I worked my way back to the tunnel and entered. The reason there’s such a convenient path through the canyon is that the tunnels were once part of a railroad. The tunnel is long and slightly curved, but never so dark you can’t just make out where to walk. Before I knew it, I had reached the end, and I was in the canyon. As my eyes adjusted to the light, I followed a little path down to the water on my left, where I could look out back towards the Devil’s Bridge. A lone kayaker was practicing in the rapids here as I snapped a few pictures, enjoying the sense of calm and quiet.

The canyon itself was so short it only took me half an hour to cross, even taking dozens of photos. The afternoon light was hitting one wall of the canyon and making it shine brilliantly, while the other was in deep shadow and the water separating them seemed to glow faintly as it wound its way through, cutting every second a tiny, tiny bit deeper into the rock. I sat for a few minutes to take pictures of the vultures that flew overhead, and enjoyed the half company of a bunch of schoolchildren who marched through with their teachers, acting exactly like my class would have, at that age. The canyon path ended with another tunnel, a bit shorter than the first, and shortly behind me one of the schoolboys came running and hollering, throwing his bag up in the air. You could hear the voices of his teachers calling behind him, exasperated, but sounding more annoyed than worried.



There was a little picnic area on the Lumbier side of the Foz, and I stopped there to eat my little lunch and let the schoolchildren pass by me. They taunted a herd of sheep as they went by, and the sheep went running for the hills. I mean literally – I’ve never seen sheep move like these, running so fast that at times they seemed to have all four feet up in the air. As soon as the children left, they ran back towards the path just as quickly. The walk to Lumbier was nice again in the golden sunlight, as I passed old men tending old vineyards and several pairs of old women walking two by two for exercise. Before long I rounded a certain corner and could see Lumbier ahead of me, with its city walls and church up on the hill. I followed a sweet looking path towards the town, crossing a tiny patch of woods and a little river on a medieval bridge.
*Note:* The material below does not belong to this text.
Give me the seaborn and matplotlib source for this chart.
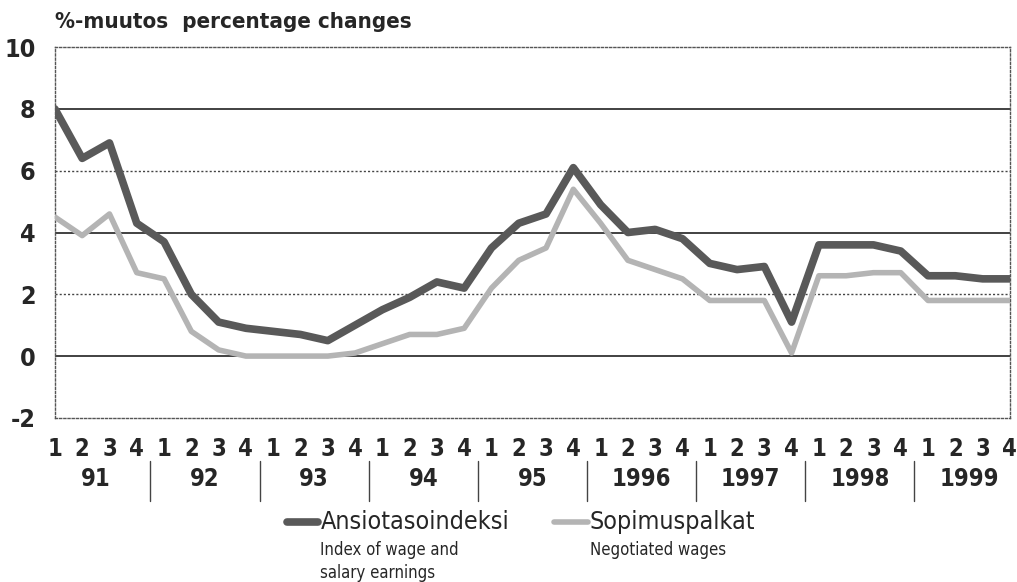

I was quite a bit ahead of schedule, so I headed for the Tourist Information Office/Foz Nature Interpretation Center, where I paid 1.20€ for entry to the center (the information office is free). I was the only one there, and the woman working the front desk had to run up the stairs to turn all the lights and sounds on for me. The center was small but nice, with a variety of different exhibits about the geology of the canyons, the resident vultures, and about nature in general. I suppose the grand majority of it was marketed for children, but I enjoyed the little models and illustrations and the translation of everything into Basque. I even got private showings of the two short movies about the area. On the third floor there was a strange ‘tunnel of sensations’ where you could go through, learn about living in peace with nature, and feel different objects from the forests and canyons to guess what they were. I would have loved that as a child!


Back to Pamplona

When I’d seen all there was to see in the center, and it was getting closer to time to catch the bus, I asked the woman where the bus stop was (it was very close and impossible to miss) and caught the bus back to Pamplona with no issues. All in all, my daytrip to Lumbier was a success. Other than a bit of confusion at the beginning due to the construction, things went easily and according to plan. Although visiting by car would be quicker and more efficient, I also got something special out of doing the trip this way. After all, it’s not only the destination that matters, but also the journey.